If  you need a summer tome in which to immerse yourself, this is it. At 809 densely packed pages, this will see you through the summer if you have a job, or through a couple of weeks if you are lolling back at the cottage. Once again, Edward Rutherfurd has tackled a sweeping history of a great city through the interwoven tales of  five families. There are the aristocratic de Cynges ; the Blanchards, a merchant family; the Gascons, the workers; the Le Sourds, bandits, showmen and revolutionaries; and the Jacobs, the Jewish family. Through the intertwined tale of these five families, representing the major divisions in French society, Rutherfurd relates the history of this great city. As in his first work Sarum, a story of his hometown of Salisbury, England and his other historical novels, Russka, The Forest, Princes of Ireland, The Rebels of Ireland, London the Novel and New York, the Novel, He uses multiple multi-generational  families to bring to life the great sweep of history in each place.

The novel opens in Belle Epoque Paris, in 1875, but flashes back as far as 1261, and forward to 1968. In addition to fascinating vignettes of history, the reader learns information about each family, unknown to the later generations. The de Cynge’s proudly declare that their generations old first name “Roland”, is derived from that of the great friend of Charlemagne and central character in the Song of Roland, whom they claim as an ancestor. The reader learns in flash backs to earlier generations that, in fact, the name derives from a crusader ancestor’s favourite horse.

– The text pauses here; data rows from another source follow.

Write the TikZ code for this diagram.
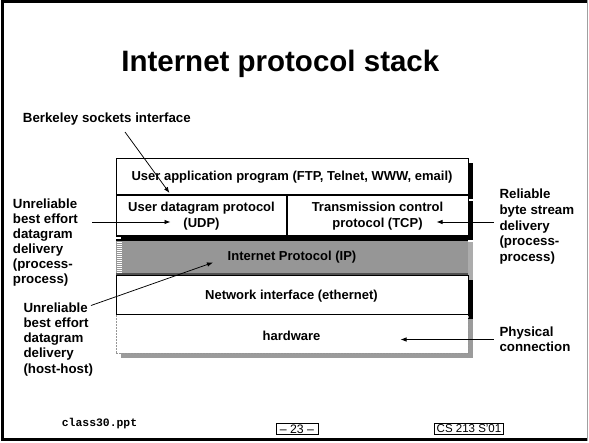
\documentclass[tikz,border=0pt]{standalone}
\usepackage{fontspec}
\setmainfont{Liberation Sans}
\setmonofont{Liberation Mono}
\usetikzlibrary{arrows.meta}
\definecolor{ipgray}{RGB}{150,150,150}
\definecolor{ipshadow}{RGB}{172,172,172}
\definecolor{hwshadow}{RGB}{155,155,155}
\definecolor{ipdark}{RGB}{80,80,80}
\definecolor{hwdash}{RGB}{150,150,150}
\definecolor{framegray}{RGB}{160,160,160}
\tikzset{
  lbl/.style={font=\bfseries\fontsize{13.3}{15}\selectfont, inner sep=0pt, align=left},
  rowlbl/.style={font=\bfseries\fontsize{13}{16}\selectfont, inner sep=0pt, align=center},
  arr/.style={-{Latex[length=6pt,width=4.5pt]}, line width=0.75pt},
  foot/.style={font=\fontsize{11.5}{13}\selectfont, inner xsep=2.6pt, inner ysep=1.5pt, draw, line width=0.8pt}
}
\begin{document}
\begin{tikzpicture}[x=1pt,y=-1pt]
\useasboundingbox (0,0) rectangle (589,442);
% frame
\draw[line width=3pt] (587,1.7) -- (2.7,1.7) -- (2.7,439) -- (587,439);
\draw[framegray, line width=1pt] (587.8,0) -- (587.8,440.5);
% title
\node[font=\bfseries\fontsize{29.5}{34}\selectfont, inner sep=0pt, anchor=base] (title) at (280.3,71.7) {Internet protocol stack};
% shadows
\fill[black] (120.5,162.5) rectangle (472.8,198.5);
\fill[black] (120.5,200.5) rectangle (472.8,240);
\fill[ipshadow] (120.5,241.5) rectangle (472.8,280);
\fill[black] (120.5,280) rectangle (472.8,319);
\fill[hwshadow] (120.5,318.5) rectangle (472.8,357.5);
% rows
\node[draw=hwdash, dash pattern=on 2pt off 1pt, fill=white, line width=0.8pt, minimum width=352pt, minimum height=39pt, inner sep=0pt] (hw) at (292,333.5) {};
\node[draw, fill=white, line width=1pt, minimum width=352pt, minimum height=39pt, inner sep=0pt] (net) at (292,294.5) {};
\fill[ipgray] (116,239) rectangle (468,274.5);
\node[inner sep=0pt, minimum width=352pt, minimum height=35pt] (ip) at (292,257) {};
\draw[ipdark, line width=2pt] (116,274) -- (468,274);
\foreach \yy in {242,244,...,272} \draw[white, line width=0.9pt] (116.5,\yy) -- (121.5,\yy);
\node[draw, fill=white, line width=1pt, minimum width=352pt, minimum height=42pt, inner sep=0pt] (tr) at (292,215.5) {};
\node[draw, fill=white, line width=1pt, minimum width=352pt, minimum height=36.5pt, inner sep=0pt] (app) at (292,176.25) {};
\draw[line width=2.6pt] (116,194.8) -- (468,194.8);
\draw[line width=1.6pt] (116,236.2) -- (468,236.2);
\draw[line width=1.6pt] (116,240) -- (468,240);
\draw[line width=2pt] (287,194.5) -- (287,236.5);
% row labels
\node[rowlbl] (appl) at (292,177) {User application program (FTP, Telnet, WWW, email)};
\node[rowlbl] (udpl) at (201.5,216) {User datagram protocol\\(UDP)};
\node[rowlbl] (tcpl) at (377.5,216) {Transmission control\\protocol (TCP)};
\node[rowlbl] (ipl) at (292,257.5) {Internet Protocol (IP)};
\node[rowlbl] (netl) at (291.5,296) {Network interface (ethernet)};
\node[rowlbl] (hwl) at (291.5,335.5) {hardware};
% side labels
\node[lbl, anchor=base west] (berk) at (22.7,122.7) {Berkeley sockets interface};
\node[lbl, anchor=north west] (ul1) at (12.7,198.8) {Unreliable\\best effort\\datagram\\delivery\\(process-\\process)};
\node[lbl, anchor=north west, font=\bfseries\fontsize{13.3}{15.3}\selectfont] (ul2) at (23.3,302.2) {Unreliable\\best effort\\datagram\\delivery\\(host-host)};
\node[lbl, anchor=north west, font=\bfseries\fontsize{13.3}{15.7}\selectfont] (rl) at (499.3,189) {Reliable\\byte stream\\delivery\\(process-\\process)};
\node[lbl, anchor=north west] (phys) at (499.3,326.3) {Physical\\connection};
% arrow anchors
\coordinate (b0) at (125,132);
\coordinate (b1) at (169.5,193);
\coordinate (u0) at (92,222);
\coordinate (u1) at (170.5,222);
\coordinate (t0) at (493.5,222);
\coordinate (t1) at (436.5,222);
\coordinate (i0) at (91,305.5);
\coordinate (i1) at (213,262.5);
\coordinate (h0) at (493.5,339.5);
\coordinate (h1) at (400.5,339.5);
\draw[arr] (b0) -- (b1);
\draw[arr] (u0) -- (u1);
\draw[arr] (t0) -- (t1);
\draw[arr] (i0) -- (i1);
\draw[arr] (h0) -- (h1);
% footer
\node[font=\ttfamily\bfseries\fontsize{11.4}{13}\selectfont, inner sep=0pt, anchor=base west] (file) at (61.7,426) {class30.ppt};
\node[foot, minimum width=42pt, font=\fontsize{12.3}{13}\selectfont] (page) at (297,428.8) {-- 23 --};
\node[foot] (course) at (469,428.8) {CS 213 S'01};
\end{tikzpicture}
\end{document}
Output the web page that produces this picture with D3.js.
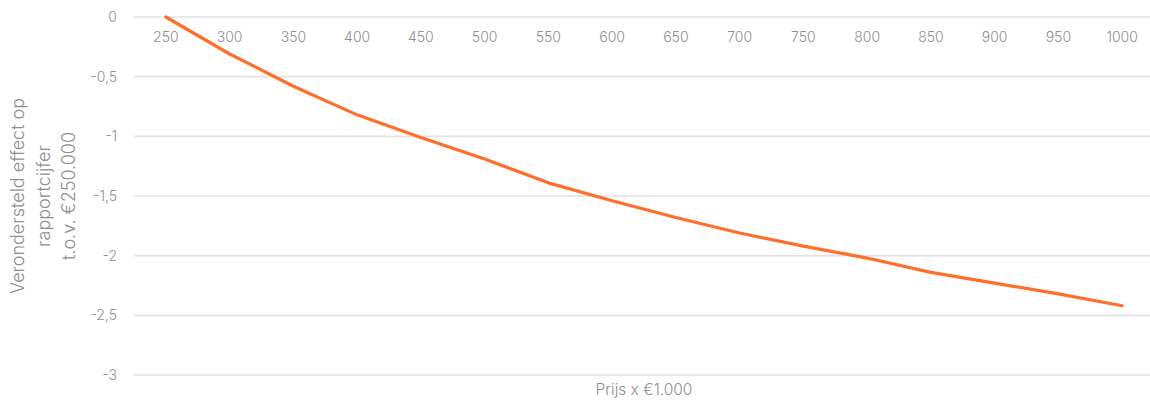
<!DOCTYPE html>
<html lang="nl">
<head>
<meta charset="UTF-8">
<title>Verondersteld effect op rapportcijfer</title>
<script src="https://d3js.org/d3.v7.min.js"></script>
<style>
  body { margin: 0; background: #fff; }
  svg { display: block; font-family: "Inter", "Noto Sans", sans-serif; font-weight: 300; }
  .grid line { stroke: #e3e3e3; stroke-width: 1.6; }
  .tick text { fill: #8f8f8f; font-size: 14px; font-family: "Inter", "Noto Sans", sans-serif; font-weight: 300; }
  .title { fill: #8f8f8f; font-size: 18px; }
</style>
</head>
<body>
<div id="chart"></div>
<script>
  // prijs x €1.000
  const prices = ["250", "300", "350", "400", "450", "500", "550", "600",
                  "650", "700", "750", "800", "850", "900", "950", "1000"];
  // verondersteld effect op rapportcijfer
  const effect = [0, -0.31, -0.58, -0.82, -1.01, -1.19, -1.39, -1.54,
                  -1.68, -1.81, -1.92, -2.02, -2.14, -2.23, -2.32, -2.42];
  const yTicks = [0, -0.5, -1, -1.5, -2, -2.5, -3];
  const yTitle = ["Verondersteld effect op", "rapportcijfer", "t.o.v. €250.000"];
  const xTitle = "Prijs x €1.000";

  const width = 1150, height = 401;

  const svg = d3.select("#chart").append("svg")
      .attr("width", width)
      .attr("height", height);

  const x = d3.scaleBand()
      .domain(prices)
      .range([134, 1154]);

  const y = d3.scaleLinear()
      .domain([-3, 0])
      .range([375, 17]);

  const fmt = v => String(v).replace(".", ",");

  // horizontal grid lines
  svg.append("g")
      .attr("class", "grid")
      .selectAll("line")
      .data(yTicks)
      .join("line")
      .attr("x1", 134)
      .attr("x2", width)
      .attr("y1", d => y(d))
      .attr("y2", d => y(d));

  // y axis labels
  const yAxis = svg.append("g")
      .attr("transform", "translate(134,0)")
      .call(d3.axisLeft(y).tickValues(yTicks).tickFormat(fmt).tickSize(0).tickPadding(17));
  yAxis.select(".domain").remove();

  // x axis labels, along the zero line
  const xAxis = svg.append("g")
      .attr("transform", `translate(0,${y(0)})`)
      .call(d3.axisBottom(x).tickSize(0).tickPadding(15));
  xAxis.select(".domain").remove();

  // the line
  const line = d3.line()
      .x((d, i) => x(prices[i]) + x.bandwidth() / 2)
      .y(d => y(d));

  svg.append("path")
      .datum(effect)
      .attr("fill", "none")
      .attr("stroke", "#ff6f2c")
      .attr("stroke-width", 3.2)
      .attr("stroke-linecap", "round")
      .attr("stroke-linejoin", "round")
      .attr("d", line);

  // axis titles
  const yt = svg.append("text")
      .attr("class", "title")
      .attr("text-anchor", "middle")
      .attr("transform", "translate(24,196) rotate(-90)");
  yt.selectAll("tspan")
      .data(yTitle)
      .join("tspan")
      .attr("x", 0)
      .attr("dy", (d, i) => i === 0 ? 0 : 25.5)
      .text(d => d);

  svg.append("text")
      .attr("class", "title")
      .attr("text-anchor", "middle")
      .attr("x", 644)
      .attr("y", 395)
      .style("font-size", "15.5px")
      .text(xTitle);
</script>
</body>
</html>
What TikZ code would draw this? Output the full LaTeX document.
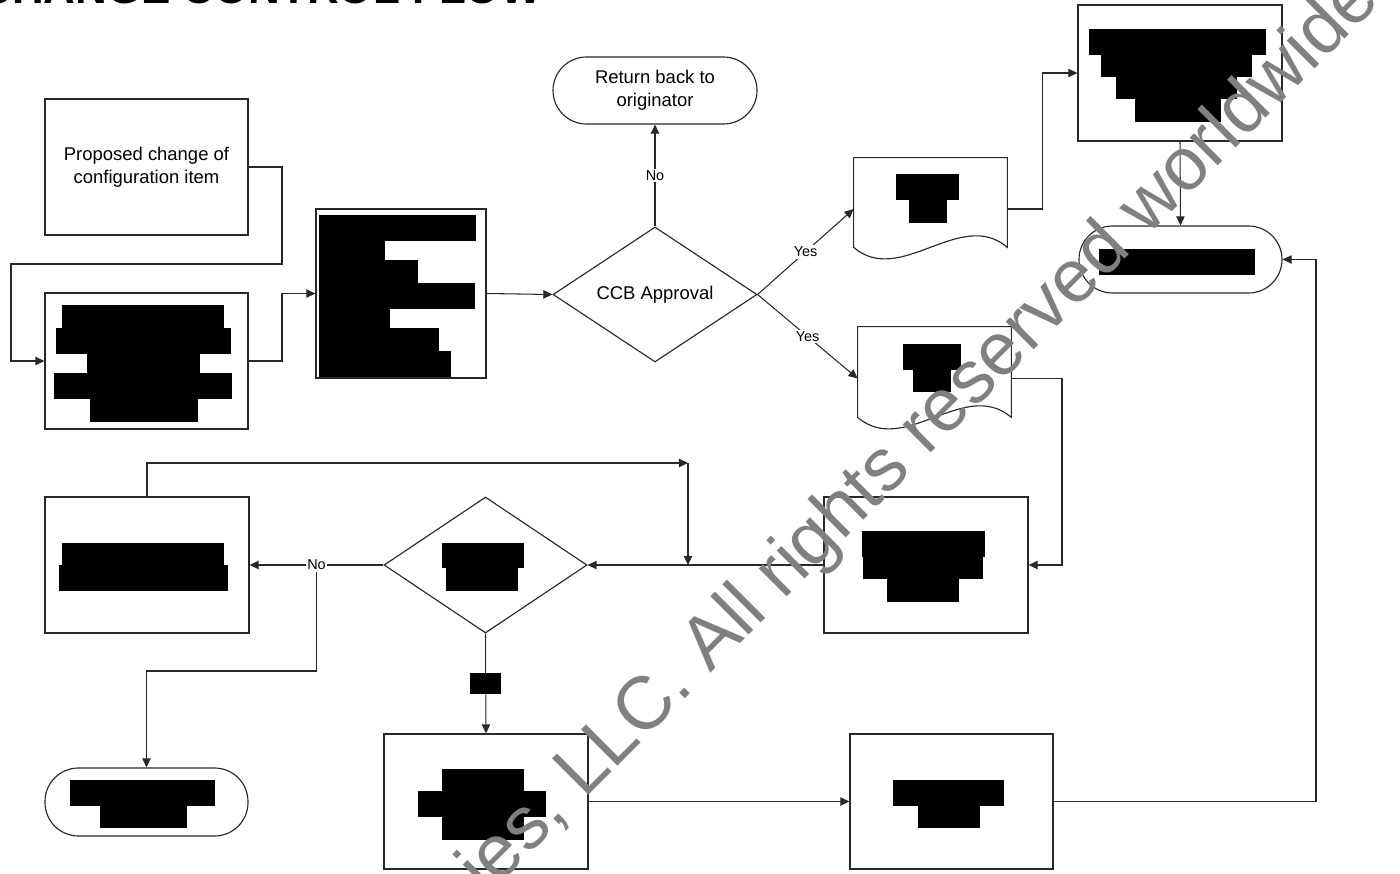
\documentclass[tikz,border=0pt]{standalone}
\usepackage{fontspec}
\setmainfont{Liberation Sans}
\usetikzlibrary{arrows.meta,shapes.geometric,calc}
\definecolor{wm}{RGB}{128,128,128}
\definecolor{ln}{RGB}{40,40,40}
\begin{document}
\begin{tikzpicture}[x=0.02cm,y=-0.02cm,
  sz/.style 2 args={minimum width=#1*0.02cm,minimum height=#2*0.02cm},
  box/.style={draw=ln,line width=0.65pt,rectangle,inner sep=0pt,align=center,
    font=\fontsize{10.5}{13}\selectfont},
  term/.style={box,rounded corners=0.67cm},
  decis/.style={box,diamond,aspect=1.5},
  ghost/.style={rectangle,inner sep=0pt},
  docline/.style={draw=ln,line width=0.65pt},
  conn/.style={draw=ln,line width=0.6pt,-{Triangle[length=5.2pt,width=4.8pt]}},
  lbl/.style={fill=white,inner sep=1pt,font=\fontsize{8.2}{9}\selectfont},
  red/.style={fill=black}
]
\useasboundingbox (0,0) rectangle (1400,873);

% title
\node[anchor=base west,inner sep=0pt,font=\fontsize{25}{25}\bfseries\selectfont] (title) at (-20,3) {CHANGE CONTROL FLOW};

% nodes
\node[box,sz={203}{136}] (prop) at (146.5,167) {Proposed change of\\configuration item};
\node[box,sz={203}{136}] (box2) at (146.5,361) {};
\node[box,sz={170}{169}] (box3) at (401,293.5) {};
\node[decis,sz={204}{135}] (dia1) at (655,294.5) {CCB Approval};
\node[term,sz={204}{67}] (ret) at (655,90.5) {Return back to\\originator};
\node[ghost,sz={153}{102}] (doc1) at (930.5,209) {};
\node[ghost,sz={153}{103}] (doc2) at (934.5,378.5) {};
\node[box,sz={204}{136}] (trbox) at (1180,73) {};
\node[term,sz={203}{67}] (term1) at (1180.5,259.5) {};
\node[box,sz={204}{136}] (boxR) at (926,565) {};
\node[decis,sz={203}{136}] (dia2) at (485.5,565) {};
\node[box,sz={204}{136}] (boxL) at (147,565) {};
\node[term,sz={203}{68}] (term2) at (146.5,802) {};
\node[box,sz={204}{135}] (boxB1) at (486,801.5) {};
\node[box,sz={203}{135}] (boxB2) at (951.5,801.5) {};

% document shapes
\draw[docline] (doc1.north west) -- (doc1.north east) -- ($(doc1.south east)+(0,-13)$)
  .. controls ($(doc1.south east)+(-47,-53)$) and ($(doc1.south east)+(-107,27)$) .. ($(doc1.south west)+(0,-13)$) -- cycle;
\draw[docline] (doc2.north west) -- (doc2.north east) -- ($(doc2.south east)+(0,-13)$)
  .. controls ($(doc2.south east)+(-47,-53)$) and ($(doc2.south east)+(-107,27)$) .. ($(doc2.south west)+(0,-13)$) -- cycle;

% bend points
\coordinate (b1) at (282,264);
\coordinate (b2) at (11,264);
\coordinate (b3) at (282,293.5);
\coordinate (b4) at (1042.5,209);
\coordinate (b5) at (1062,378.5);
\coordinate (j1) at (688,463);
\coordinate (j2) at (688,565);
\coordinate (b6) at (146.5,671);
\coordinate (b7) at (1316,801.5);

% connectors
\draw[conn] (prop.east) -| (b1) -- (b2) |- (box2.west);
\draw[conn] (box2.east) -| (b3) -- (box3.west);
\draw[conn] (box3.east) -- (dia1.west);
\draw[conn] (dia1.north) -- node[lbl] {No} (ret.south);
\draw[conn] (dia1.east) -- node[lbl] {Yes} (doc1.west);
\draw[conn] (dia1.east) -- node[lbl] {Yes} (doc2.west);
\draw[conn] (doc1.east) -- (b4) |- (trbox.west);
\draw[conn] (trbox.south) -- (term1.north);
\draw[conn] (doc2.east) -- (b5) |- (boxR.east);
\draw[conn] (boxR.west) -- (dia2.east);
\draw[conn] (boxL.north) |- (j1);
\draw[conn] (j1) -- (j2);
\draw[conn] (dia2.west) -- node[lbl] (no2) {No} (boxL.east);
\draw[conn] (no2.south) |- (b6) -- (term2.north);
\draw[conn] (dia2.south) -- node[red,sz={31}{21},inner sep=0pt] (yes2) {} (boxB1.north);
\draw[conn] (boxB1.east) -- (boxB2.west);
\draw[conn] (boxB2.east) -- (b7) |- (term1.east);

% redactions
\fill (62,305) rectangle (224,328);
\fill (56,328) rectangle (231,354);
\fill (87,354) rectangle (200,373);
\fill (54,373) rectangle (232,399);
\fill (90,399) rectangle (198,422);

\fill (319,215) rectangle (476,241);
\fill (319,241) rectangle (385,260);
\fill (319,260) rectangle (418,283);
\fill (319,283) rectangle (475,309);
\fill (319,309) rectangle (390,328);
\fill (319,328) rectangle (439,351);
\fill (319,351) rectangle (451,377);

\fill (896,174) rectangle (959,200);
\fill (909,200) rectangle (947,223);

\fill (1089,29) rectangle (1266,55);
\fill (1101,55) rectangle (1252,77);
\fill (1116,77) rectangle (1237,99);
\fill (1135,99) rectangle (1221,122);

\fill (1099,249) rectangle (1255,275);

\fill (903,344) rectangle (961,370);
\fill (913,370) rectangle (951,392);

\fill (862,531) rectangle (985,557);
\fill (863,557) rectangle (983,579);
\fill (887,579) rectangle (959,602);

\fill (62,543) rectangle (224,565);
\fill (59,565) rectangle (228,591);

\fill (442,543) rectangle (524,568);
\fill (446,568) rectangle (518,591);

\fill (70,780) rectangle (215,806);
\fill (100,806) rectangle (187,828);

\fill (442,769) rectangle (524,791);
\fill (418,791) rectangle (546,817);
\fill (442,817) rectangle (524,840);

\fill (893,780) rectangle (1004,806);
\fill (918,806) rectangle (980,828);

% watermark
\node[anchor=base west,inner sep=0pt,rotate=45,text=wm,font=\fontsize{42.5}{42.5}\selectfont] (wmark) at (487,897) {ies, LLC. All rights reserved worldwide};
\end{tikzpicture}
\end{document}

The reader is swept through the middle ages, to the building of the Eiffel tower and the Statue of Liberty (where the Gascons are employed) to Montmartre, the Moulin Rouge and Place Pigalle (where the Gascons live and work) to the first World War and the transport of French soldiers to the front in Paris taxis. We experience the expulsion of the Jews, the massacre of St Bartholomew,  the revocation of the Edict of Nantes. We learn that Henry the IV hated bathing and stank and that Louis XIII had a double set of teeth. The families are inserted intimately into each of these historical scenes.

There is a reality and an immediacy to this tale that characterizes all great sagas. Although English, Edward Rutherfurd has French relatives and his locations and stories are based on his experiences visiting his many French cousins.

Paris is a great summer read and, equally fascinating, it relates the history of Paris in a compelling and lively way.